On the Buildings and Location of Armagh Observatory
We consider the buildings of Armagh Observatory and present their location to a few tens of centimetres or approximately 0.01 arcsecond in latitude and longitude, referred to the position of the Ordnance Survey (OS) benchmark (OSBM) inscribed on the historic eighteenth-century building. This has Irish Grid (IG) coordinates (287829.309BM, 345757.815BM) and a height above mean sea level of 61.08 m. It lies approximately 12.1 ± 0.15 m west and 7.9 ± 0.1 m south of the Observatory’s earliest transit telescopes and 1.5 ± 0.05 m east and 1.7 ± 0.1 m south of the 1795 Troughton telescope. Ground level at the Observatory has an orthometric height of 61.9 ± 0.1 m, approximately 2 metres below that given in the Astronomical Almanac. Accurate measurements of height have implications for values of atmospheric pressure reduced to mean sea level, for precise comparisons between weather stations, and for weather forecasting. Our position for the Observatory’s earliest transit telescopes lies within ~0.4 m of the coordinate origin of the 1835 OS 6-inch County Armagh maps, highlighting the link between astronomy and the first high-accuracy maps of Ireland.

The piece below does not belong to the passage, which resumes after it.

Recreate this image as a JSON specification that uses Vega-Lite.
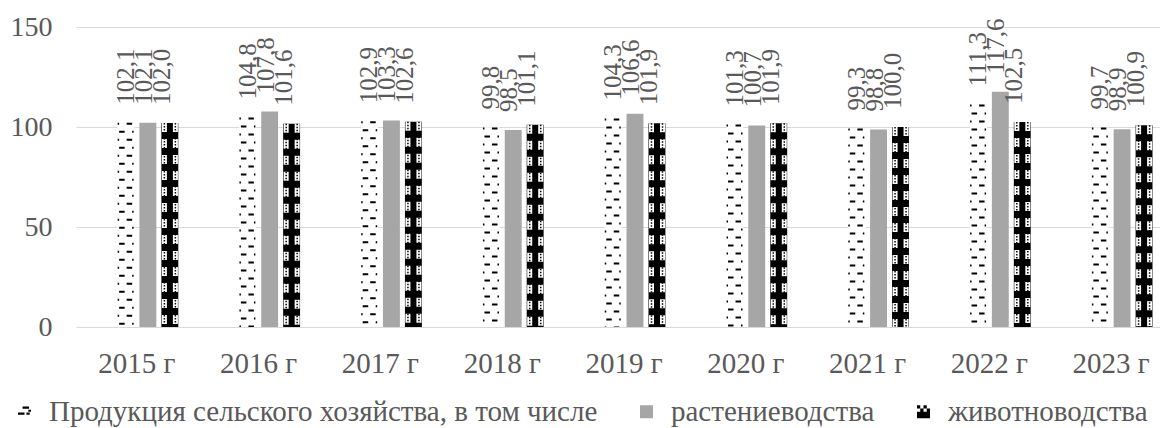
{
  "$schema": "https://vega.github.io/schema/vega-lite/v6.json",
  "width": 1084,
  "height": 300,
  "autosize": {"type": "none"},
  "padding": {"left": 76, "top": 27, "right": 0, "bottom": 101},
  "background": "white",
  "config": {
    "view": {"stroke": null},
    "font": "Liberation Serif",
    "locale": {"number": {"decimal": ",", "thousands": "\u00a0", "grouping": [3], "currency": ["", ""]}},
    "axis": {"labelFont": "Liberation Serif", "labelColor": "#595959", "labelFontSize": 28, "title": null, "ticks": false, "domain": false}
  },
  "data": {
    "values": [
      {"year": "2015 г", "series": "Продукция сельского хозяйства, в том числе", "value": 102.1},
      {"year": "2015 г", "series": "растениеводства", "value": 102.1},
      {"year": "2015 г", "series": "животноводства", "value": 102.0},
      {"year": "2016 г", "series": "Продукция сельского хозяйства, в том числе", "value": 104.8},
      {"year": "2016 г", "series": "растениеводства", "value": 107.8},
      {"year": "2016 г", "series": "животноводства", "value": 101.6},
      {"year": "2017 г", "series": "Продукция сельского хозяйства, в том числе", "value": 102.9},
      {"year": "2017 г", "series": "растениеводства", "value": 103.3},
      {"year": "2017 г", "series": "животноводства", "value": 102.6},
      {"year": "2018 г", "series": "Продукция сельского хозяйства, в том числе", "value": 99.8},
      {"year": "2018 г", "series": "растениеводства", "value": 98.5},
      {"year": "2018 г", "series": "животноводства", "value": 101.1},
      {"year": "2019 г", "series": "Продукция сельского хозяйства, в том числе", "value": 104.3},
      {"year": "2019 г", "series": "растениеводства", "value": 106.6},
      {"year": "2019 г", "series": "животноводства", "value": 101.9},
      {"year": "2020 г", "series": "Продукция сельского хозяйства, в том числе", "value": 101.3},
      {"year": "2020 г", "series": "растениеводства", "value": 100.7},
      {"year": "2020 г", "series": "животноводства", "value": 101.9},
      {"year": "2021 г", "series": "Продукция сельского хозяйства, в том числе", "value": 99.3},
      {"year": "2021 г", "series": "растениеводства", "value": 98.8},
      {"year": "2021 г", "series": "животноводства", "value": 100.0},
      {"year": "2022 г", "series": "Продукция сельского хозяйства, в том числе", "value": 111.3},
      {"year": "2022 г", "series": "растениеводства", "value": 117.6},
      {"year": "2022 г", "series": "животноводства", "value": 102.5},
      {"year": "2023 г", "series": "Продукция сельского хозяйства, в том числе", "value": 99.7},
      {"year": "2023 г", "series": "растениеводства", "value": 98.9},
      {"year": "2023 г", "series": "животноводства", "value": 100.9}
    ]
  },
  "encoding": {
    "x": {
      "field": "year", "type": "nominal", "sort": null,
      "scale": {"paddingInner": 0.32, "paddingOuter": 0.16, "range": [0, 1096]},
      "axis": {"labelAngle": 0, "labelPadding": 22, "grid": false, "labelFontSize": 29}
    },
    "y": {
      "field": "value", "type": "quantitative",
      "scale": {"domain": [0, 150], "nice": false},
      "axis": {"values": [0, 50, 100, 150], "grid": true, "gridColor": "#d9d9d9", "gridWidth": 1, "labelPadding": 24}
    }
  },
  "layer": [
    {
      "mark": {"type": "bar"},
      "encoding": {
        "xOffset": {"field": "series", "scale": {"domain": ["_", "Продукция сельского хозяйства, в том числе", "растениеводства", "животноводства"], "paddingInner": 0.23, "paddingOuter": 0}},
        "color": {
          "condition": {"test": "datum.series === 'Продукция сельского хозяйства, в том числе'", "value": "#ffffff"},
          "field": "series", "type": "nominal",
          "scale": {"domain": ["Продукция сельского хозяйства, в том числе", "растениеводства", "животноводства"], "range": ["#000000", "#a6a6a6", "#000000"]},
          "legend": {
            "title": null, "orient": "none", "direction": "horizontal", "legendX": -66, "legendY": 370,
            "labelFont": "Liberation Serif", "labelFontSize": 29, "labelColor": "#595959",
            "symbolSize": 169, "labelOffset": 10, "columnPadding": 34,
            "labelLimit": 1000,
            "encode": {
              "symbols": {
                "update": {
                  "shape": {"signal": "datum.value === 'растениеводства' ? 'square' : datum.value === 'животноводства' ? 'M-1,0H1V1H-1Z M-1,-1h0.5v0.5h-0.5z M0,-1h0.5v0.5h-0.5z M-0.5,-0.5h0.5v0.5h-0.5z M0.5,-0.5h0.5v0.5h-0.5z' : 'M-0.3,-0.8H0.7V-0.45H-0.3Z M-1,0.1H0V0.45H-1Z M0.3,0.1H0.8V0.45H0.3Z M0.6,-0.3H1V0H0.6Z'"},
                  "stroke": {"value": "transparent"},
                  "opacity": {"value": 1}
                }
              }
            }
          }
        }
      }
    },
    {
      "transform": [{"filter": {"field": "series", "equal": "Продукция сельского хозяйства, в том числе"}}],
      "mark": {"type": "rule", "color": "#000000", "strokeWidth": 1.5, "strokeDash": [2, 14], "strokeDashOffset": 0, "xOffset": -18.5},
      "encoding": {"y2": {"datum": 0}}
    },
    {
      "transform": [{"filter": {"field": "series", "equal": "Продукция сельского хозяйства, в том числе"}}],
      "mark": {"type": "rule", "color": "#000000", "strokeWidth": 5.5, "strokeDash": [2, 14], "strokeDashOffset": 0, "xOffset": -7.5},
      "encoding": {"y2": {"datum": 0}}
    },
    {
      "transform": [{"filter": {"field": "series", "equal": "Продукция сельского хозяйства, в том числе"}}],
      "mark": {"type": "rule", "color": "#000000", "strokeWidth": 5.5, "strokeDash": [2, 14], "strokeDashOffset": 8, "xOffset": -15},
      "encoding": {"y2": {"datum": 0}}
    },
    {
      "transform": [{"filter": {"field": "series", "equal": "Продукция сельского хозяйства, в том числе"}}],
      "mark": {"type": "rule", "color": "#000000", "strokeWidth": 1.5, "strokeDash": [2, 14], "strokeDashOffset": 8, "xOffset": -4},
      "encoding": {"y2": {"datum": 0}}
    },
    {
      "transform": [{"filter": {"field": "series", "equal": "животноводства"}}],
      "mark": {"type": "rule", "color": "#ffffff", "strokeWidth": 5, "strokeDash": [9, 7], "xOffset": 27.5},
      "encoding": {"y2": {"datum": 0}}
    },
    {
      "transform": [{"filter": {"field": "series", "equal": "животноводства"}}],
      "mark": {"type": "rule", "color": "#ffffff", "strokeWidth": 5, "strokeDash": [9, 7], "xOffset": 38.5},
      "encoding": {"y2": {"datum": 0}}
    },
    {
      "transform": [{"filter": {"field": "series", "equal": "животноводства"}}],
      "mark": {"type": "rule", "color": "#000000", "strokeWidth": 1.5, "strokeDash": [1.5, 1.5], "xOffset": 27.5},
      "encoding": {"y2": {"datum": 0}}
    },
    {
      "transform": [{"filter": {"field": "series", "equal": "животноводства"}}],
      "mark": {"type": "rule", "color": "#000000", "strokeWidth": 1.5, "strokeDash": [1.5, 1.5], "xOffset": 38.5},
      "encoding": {"y2": {"datum": 0}}
    },
    {
      "transform": [{"filter": {"field": "series", "equal": "Продукция сельского хозяйства, в том числе"}}],
      "mark": {"type": "text", "angle": 270, "align": "left", "baseline": "middle", "dx": 18, "dy": 0, "font": "Liberation Serif", "fontSize": 25, "color": "#595959"},
      "encoding": {
        "xOffset": {"field": "series", "scale": {"domain": ["_", "Продукция сельского хозяйства, в том числе", "растениеводства", "животноводства"], "paddingInner": 0.23, "paddingOuter": 0}},
        "text": {"field": "value", "type": "quantitative", "format": ".1f"}
      }
    },
    {
      "transform": [{"filter": {"field": "series", "equal": "растениеводства"}}],
      "mark": {"type": "text", "angle": 270, "align": "left", "baseline": "middle", "dx": 18, "dy": -4, "font": "Liberation Serif", "fontSize": 25, "color": "#595959"},
      "encoding": {
        "xOffset": {"field": "series", "scale": {"domain": ["_", "Продукция сельского хозяйства, в том числе", "растениеводства", "животноводства"], "paddingInner": 0.23, "paddingOuter": 0}},
        "text": {"field": "value", "type": "quantitative", "format": ".1f"}
      }
    },
    {
      "transform": [{"filter": {"field": "series", "equal": "животноводства"}}],
      "mark": {"type": "text", "angle": 270, "align": "left", "baseline": "middle", "dx": 18, "dy": -8, "font": "Liberation Serif", "fontSize": 25, "color": "#595959"},
      "encoding": {
        "xOffset": {"field": "series", "scale": {"domain": ["_", "Продукция сельского хозяйства, в том числе", "растениеводства", "животноводства"], "paddingInner": 0.23, "paddingOuter": 0}},
        "text": {"field": "value", "type": "quantitative", "format": ".1f"}
      }
    }
  ]
}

An 1834 plan and measurements of the surviving north meridian marks suggest that the transit room’s east windows were moved ∼0.8 m east when the sector tower was added around 1840. This resolves an unexplained discrepancy between the present distance (3.0 m) between the centres of the west and east windows of the transit room and the original distance (~2.2 m) inferred by other means. We suggest that we may have
found parts of early transit instruments believed lost and give improved coordinates for the meridian marks. This work has applications to the history of astronomy, geodesy, meteorology, and climate change.